Repórter São Paulo – SP – Brasil

Desde 2007, 101 crianças foram brutalmente assassinadas por tiros no Rio de Janeiro, uma realidade insuportável que compartilho com a mãe da Eloah.

Nos últimos dias, mais um caso de uma criança morta por uma bala perdida durante uma operação policial chocou a todos. Eloah da Silva Santos, de apenas 5 anos, foi vítima desse triste episódio. E para Vanessa Francisco Sales, moradora do Complexo do Alemão, na zona norte carioca, esse tipo de tragédia não é desconhecido.

Há quase quatro anos, Vanessa viveu a mesma dor ao perder sua filha Ágatha Vitória Sales Félix, de 8 anos. Um tiro disparado por um policial militar contra “suspeitos” tirou a vida da pequena Ágatha. Desde então, Vanessa lida diariamente com as lembranças dolorosas desse trágico acontecimento.

Moradora do Complexo do Alemão, Vanessa optou por retornar à sua casa, mesmo após o período de afastamento que se seguiu à morte de sua filha. Para ela, sua vida é marcada pelas lembranças da tragédia: “Minha filha se foi. Ela morava comigo, uma criança. Ali se passou tudo com ela, naquele local. Ninguém quer voltar, ninguém quer viver aquilo. Porque vai ter lembranças, tem lembranças, sempre existirão lembranças. Em todo momento… Neste momento, tenho lembranças. Então, assim, a minha vida serão lembranças.”

Eloah e Ágatha fazem parte de uma estatística aterrorizante. Desde 2007, 101 crianças e adolescentes de zero a 14 anos foram assassinados no Rio de Janeiro, segundo a ONG Rio de Paz. Muitos deles foram vítimas de balas perdidas em ações policiais, confrontos com criminosos ou disputas entre bandidos. Em 2023, já foram registradas 11 vítimas nessa faixa etária no estado, contra quatro em 2022.

O caso de Ágatha ficou impune até hoje. A polícia alegou que o tiro foi um revide contra criminosos, mas testemunhas negaram a existência de troca de tiros. Investigações da Polícia Civil apontaram que o policial teria confundido uma barra de alumínio com um fuzil e atirado contra o “traficante”. Diante desse cenário, Vanessa evita lembrar detalhes do dia da morte de sua filha para poder continuar vivendo.

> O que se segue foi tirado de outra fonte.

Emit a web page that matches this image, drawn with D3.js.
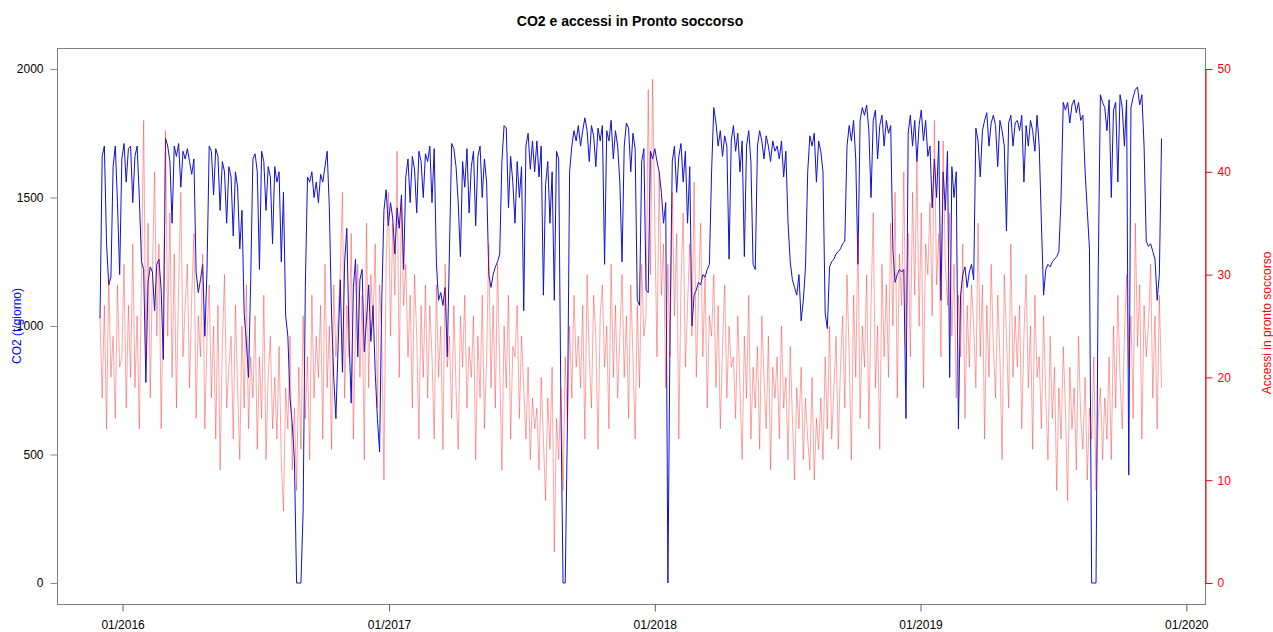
<!DOCTYPE html>
<html>
<head>
<meta charset="utf-8">
<script src="https://cdnjs.cloudflare.com/ajax/libs/d3/7.8.5/d3.min.js"></script>
<style>
	body { margin: 0; background: #fff; }
	text { font-family: "Liberation Sans", Arial, sans-serif; }
</style>
</head>
<body>
<script>
const firstDay = '2015-12-01'; //First reading.
const stepDays = 3; //One reading every 3 days.

//CO2 (t/giorno).
const co2Part1 = [ //Dec 2015 - Nov 2016
	1030, 1660, 1700, 1320, 1160, 1190, 1620, 1700, 1480, 1200,
	1650, 1710, 1560, 1690, 1700, 1480, 1660, 1700, 1500, 1250,
	1220, 780, 1170, 1230, 1210, 1060, 1240, 1260, 1140, 870,
	1730, 1700, 1640, 1400, 1700, 1660, 1710, 1540, 1680, 1650,
	1690, 1640, 1590, 1650, 1210, 1130, 1180, 1240, 960, 1220,
	1700, 1680, 1510, 1690, 1660, 1450, 1640, 1600, 1400, 1620,
	1580, 1350, 1600, 1540, 1300, 1450, 1050, 940, 800, 1180,
	1650, 1670, 1600, 1220, 1680, 1640, 1450, 1620, 1580, 1320,
	1620, 1560, 1600, 1250, 1520, 1040, 960, 720, 620, 480,
	0, 0, 0, 280, 1150, 1580, 1560, 1600, 1500, 1560,
	1480, 1590, 1560, 1620, 1680, 1460, 1050, 800, 640, 920,
	1180, 820, 1250, 1380, 960, 700, 1150, 1260, 880, 1180
];
const co2Part2 = [ //Nov 2016 - Nov 2017
	1220, 900, 1020, 1160, 940, 1080, 820, 640, 510, 1100,
	1450, 1530, 1390, 1480, 1420, 1280, 1460, 1380, 1510, 1220,
	1580, 1650, 1480, 1660, 1610, 1440, 1680, 1640, 1500, 1670,
	1640, 1700, 1480, 1690, 1250, 1100, 1130, 1080, 1150, 880,
	1300, 1710, 1690, 1620, 1480, 1270, 1640, 1540, 1690, 1440,
	1620, 1680, 1390, 1660, 1700, 1500, 1650, 1560, 1200, 1150,
	1200, 1230, 1250, 1280, 1640, 1780, 1770, 1460, 1660, 1560,
	1400, 1640, 1500, 1620, 1060, 1700, 1750, 1610, 1720, 1600,
	1720, 1580, 1700, 1120, 1550, 1640, 1400, 1600, 1100, 1680,
	1650, 700, 0, 0, 620, 1600, 1700, 1760, 1720, 1780,
	1700, 1760, 1810, 1760, 1640, 1780, 1740, 1620, 1770, 1720,
	1780, 1240, 1760, 1720, 1800, 1650, 1760, 1700, 1560, 1250
];
const co2Part3 = [ //Nov 2017 - Nov 2018
	1700, 1790, 1770, 1600, 1750, 1690, 1100, 1080, 1640, 1690,
	1140, 1130, 1680, 1650, 1690, 1640, 1600, 1520, 1400, 1480,
	0, 1000, 1640, 1700, 1520, 1660, 1710, 1560, 1680, 1400,
	1620, 1000, 1120, 1140, 1170, 1160, 1200, 1190, 1220, 1240,
	1600, 1850, 1790, 1700, 1760, 1660, 1740, 1700, 1260, 1720,
	1780, 1680, 1750, 1600, 1720, 1270, 1700, 1760, 1640, 1240,
	1220, 1700, 1760, 1720, 1650, 1740, 1700, 1640, 1720, 1680,
	1700, 1650, 1720, 1580, 1680, 1400, 1250, 1180, 1150, 1120,
	1200, 1020, 1100, 1230, 1600, 1740, 1700, 1750, 1560, 1720,
	1680, 1600, 1050, 990, 1230, 1250, 1260, 1280, 1290, 1300,
	1320, 1330, 1700, 1780, 1720, 1800, 1650, 1240, 1800, 1850,
	1820, 1860, 1760, 1500, 1800, 1840, 1650, 1780, 1820, 1700
];
const co2Part4 = [ //Nov 2018 - Nov 2019
	1800, 1750, 1780, 1300, 1170, 1200, 1220, 1210, 1220, 640,
	1750, 1820, 1700, 1800, 1640, 1780, 1840, 1720, 1800, 1660,
	1700, 1460, 1650, 1500, 1720, 1100, 1600, 1450, 1680, 800,
	1620, 1500, 1600, 600, 1120, 1200, 1230, 1150, 1210, 1240,
	1180, 1770, 1720, 1580, 1760, 1800, 1830, 1700, 1790, 1820,
	1780, 1620, 1800, 1760, 1700, 1370, 1790, 1820, 1700, 1790,
	1800, 1760, 1820, 1560, 1780, 1700, 1800, 1760, 1680, 1820,
	1700, 1400, 1120, 1220, 1240, 1230, 1250, 1260, 1270, 1290,
	1500, 1870, 1840, 1870, 1790, 1860, 1880, 1830, 1870, 1800,
	1820, 1600, 1450, 1300, 0, 0, 0, 1200, 1900, 1870,
	1850, 1760, 1880, 1500, 1840, 1870, 1560, 1900, 1850, 1700,
	1880, 420, 1850, 1890, 1920, 1930, 1860, 1900, 1700, 1330,
	1310, 1320, 1290, 1260, 1100, 1200, 1730
];

//Accessi in pronto soccorso, same days.
const accPart1 = [
	26, 18, 27, 15, 30, 20, 24, 16, 29, 21,
	22, 31, 17, 27, 20, 33, 19, 26, 15, 30,
	45, 22, 35, 18, 30, 40, 24, 33, 15, 28,
	44, 24, 36, 20, 32, 17, 29, 38, 22, 27,
	31, 19, 28, 34, 16, 26, 22, 32, 15, 24,
	29, 18, 25, 14, 27, 11, 23, 30, 17, 21,
	24, 14, 27, 19, 12, 25, 17, 29, 15, 22,
	18, 26, 13, 22, 16, 28, 12, 20, 24, 15,
	20, 14, 23, 12, 7, 19, 15, 24, 11, 17,
	9, 21, 13, 26, 16, 22, 12, 28, 18, 24,
	20, 27, 14, 31, 19, 25, 13, 29, 22, 26,
	30, 38, 18, 27, 22, 34, 14, 25, 31, 20
];
const accPart2 = [
	28, 12, 35, 19, 30, 25, 33, 17, 29, 24,
	10, 31, 38, 24, 35, 28, 42, 20, 37, 27,
	31, 22, 28, 17, 30, 24, 14, 27, 20, 29,
	18, 27, 22, 14, 29, 20, 25, 13, 31, 21,
	24, 16, 27, 19, 13, 26, 21, 28, 17, 23,
	20, 26, 12, 24, 18, 28, 15, 22, 33, 19,
	27, 17, 31, 21, 11, 25, 19, 28, 14, 23,
	22, 27, 16, 24, 19, 14, 21, 12, 18, 15,
	17, 11, 20, 14, 8, 18, 13, 21, 3, 16,
	12, 19, 9, 22, 15, 25, 18, 28, 21, 24,
	19, 27, 14, 30, 22, 17, 28, 24, 13, 26,
	29, 21, 25, 15, 31, 20, 27, 18, 24, 30
];
const accPart3 = [
	20, 26, 16, 29, 22, 14, 27, 19, 31, 24,
	26, 48, 30, 49, 35, 22, 40, 28, 33, 19,
	31, 22, 38, 26, 34, 14, 29, 36, 21, 27,
	33, 24, 39, 20, 28, 35, 22, 30, 17, 26,
	24, 30, 19, 27, 15, 23, 29, 18, 25, 21,
	22, 16, 26, 19, 12, 24, 18, 28, 14, 21,
	17, 23, 13, 26, 20, 15, 24, 11, 21, 18,
	22, 14, 25, 17, 20, 12, 23, 16, 10, 19,
	15, 21, 12, 18, 14, 11, 20, 10, 16, 13,
	18, 12, 22, 15, 25, 14, 19, 24, 13, 21,
	26, 17, 30, 22, 12, 28, 20, 34, 16, 25,
	21, 30, 15, 27, 36, 19, 25, 13, 31, 22
];
const accPart4 = [
	29, 20, 35, 25, 38, 18, 32, 27, 40, 23,
	34, 22, 38, 28, 41, 25, 36, 19, 33, 30,
	37, 26, 45, 29, 34, 22, 43, 31, 27, 36,
	24, 31, 18, 28, 22, 33, 16, 27, 21, 29,
	25, 19, 35, 22, 29, 14, 27, 20, 31, 23,
	18, 28, 22, 12, 30, 24, 17, 33, 20, 26,
	21, 27, 15, 24, 30, 19, 25, 13, 28, 20,
	22, 15, 26, 18, 12, 24, 16, 21, 9, 19,
	14, 23, 17, 8, 21, 15, 19, 11, 24, 16,
	13, 20, 10, 17, 14, 22, 9, 16, 19, 12,
	18, 14, 22, 12, 25, 17, 28, 20, 15, 24,
	30, 21, 26, 16, 35, 23, 29, 14, 27, 22,
	25, 31, 18, 26, 15, 28, 19
];

const co2Ticks = [0, 500, 1000, 1500, 2000];
const accTicks = [0, 10, 20, 30, 40, 50];
const xTickDates = ['2016-01-01', '2017-01-01', '2018-01-01', '2019-01-01', '2020-01-01'];
const xTickLabels = ['01/2016', '01/2017', '01/2018', '01/2019', '01/2020'];

const svgWidth = 1273;
const svgHeight = 632;
const box = {left: 57, right: 1205, top: 48, bottom: 604}; //Plot frame.

const co2 = [].concat(co2Part1, co2Part2, co2Part3, co2Part4);
const acc = [].concat(accPart1, accPart2, accPart3, accPart4);
const day0 = d3.isoParse(firstDay);
const days = co2.map((d, i) => d3.utcDay.offset(day0, i * stepDays));

const xScale = d3.scaleUtc()
	.domain([day0, d3.isoParse('2019-11-30')])
	.range([100, 1163]);

const yLeft = d3.scaleLinear() //CO2 scale.
	.domain([0, 2000])
	.range([583, 69]);

const yRight = d3.scaleLinear() //Accessi scale.
	.domain([0, 50])
	.range([583, 69]);

const svg = d3.select('body')
	.append('svg')
	.attr('width', svgWidth)
	.attr('height', svgHeight);

svg.append('text') //Title.
	.attr('x', 630)
	.attr('y', 26)
	.attr('text-anchor', 'middle')
	.style('font-size', '14px')
	.style('font-weight', 'bold')
	.text('CO2 e accessi in Pronto soccorso');

//CO2 line first, accessi drawn over it.
const co2Line = d3.line()
	.x((d, i) => xScale(days[i]))
	.y(d => yLeft(d));

svg.append('path')
	.datum(co2)
	.attr('d', co2Line)
	.attr('fill', 'none')
	.attr('stroke', '#1010d0')
	.attr('stroke-width', 1);

const accLine = d3.line()
	.x((d, i) => xScale(days[i]))
	.y(d => yRight(d));

svg.append('path')
	.datum(acc)
	.attr('d', accLine)
	.attr('fill', 'none')
	.attr('stroke', 'rgba(255,0,0,0.36)')
	.attr('stroke-width', 1);

svg.append('rect') //Frame.
	.attr('x', box.left + 0.5)
	.attr('y', box.top + 0.5)
	.attr('width', box.right - box.left)
	.attr('height', box.bottom - box.top)
	.attr('fill', 'none')
	.attr('stroke', '#808080');

//Left axis.
const leftAxis = svg.append('g')
	.attr('transform', 'translate(' + (box.left + 0.5) + ',0)')
	.call(d3.axisLeft(yLeft)
		.tickValues(co2Ticks)
		.tickFormat(d3.format('d'))
		.tickSize(7)
		.tickPadding(7));
leftAxis.select('.domain').remove();
leftAxis.selectAll('line').attr('stroke', '#8080c8');
leftAxis.selectAll('text')
	.style('font-size', '12px')
	.attr('fill', '#000');

//Right axis.
const rightAxis = svg.append('g')
	.attr('transform', 'translate(' + (box.right + 0.5) + ',0)')
	.call(d3.axisRight(yRight).tickValues(accTicks).tickSize(7).tickSizeOuter(0).tickPadding(5));
rightAxis.select('.domain').attr('stroke', 'red');
rightAxis.selectAll('line').attr('stroke', 'red');
rightAxis.selectAll('text')
	.style('font-size', '12px')
	.attr('fill', 'red');

//Bottom axis.
const bottomAxis = svg.append('g')
	.attr('transform', 'translate(0,' + (box.bottom + 0.5) + ')')
	.call(d3.axisBottom(xScale)
		.tickValues(xTickDates.map(d => d3.isoParse(d)))
		.tickFormat((d, i) => xTickLabels[i])
		.tickSize(7)
		.tickPadding(9));
bottomAxis.select('.domain').remove();
bottomAxis.selectAll('line').attr('stroke', '#606060');
bottomAxis.selectAll('text')
	.style('font-size', '12px')
	.attr('fill', '#000');

svg.append('text') //Left axis title.
	.attr('transform', 'translate(17,326) rotate(-90)')
	.attr('text-anchor', 'middle')
	.attr('dy', '0.35em')
	.style('font-size', '12px')
	.attr('fill', 'blue')
	.text('CO2 (t/giorno)');

svg.append('text') //Right axis title.
	.attr('transform', 'translate(1267,323) rotate(-90)')
	.attr('text-anchor', 'middle')
	.attr('dy', '0.35em')
	.style('font-size', '12px')
	.attr('fill', 'red')
	.text('Accessi in pronto soccorso');
</script>
</body>
</html>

No entanto, ela não consegue ignorar as circunstâncias semelhantes em outros casos de crianças baleadas. “Eu sempre vou lembrar. Não tem como isso apagar da minha vida. Infelizmente, a cena se repete com o passar dos dias, com o passar do tempo. Infelizmente, está acontecendo. Enquanto não houver, enquanto não tiver políticas públicas inteligentes, isso não vai acabar”, afirma Vanessa.

Antônio Carlos Costa, fundador da ONG Rio de Paz, afirma que a sociedade brasileira se omite diante dessas mortes, especialmente por acontecerem em comunidades pobres. Para Costa, a sociedade deseja uma polícia truculenta e vê as mortes de crianças como “efeitos colaterais” de uma guerra à criminalidade. Ele questiona o histórico da polícia brasileira envolvida em casos com mortes de crianças e destaca a necessidade de uma profunda reforma na polícia.

Enquanto não houver uma pressão da sociedade e dos meios de comunicação, esse cenário de violência e impunidade continuará. É preciso políticas públicas eficientes, programas sociais e uma reforma na polícia para que vidas inocentes como a de Eloah e Ágatha não sejam mais perdidas para a violência.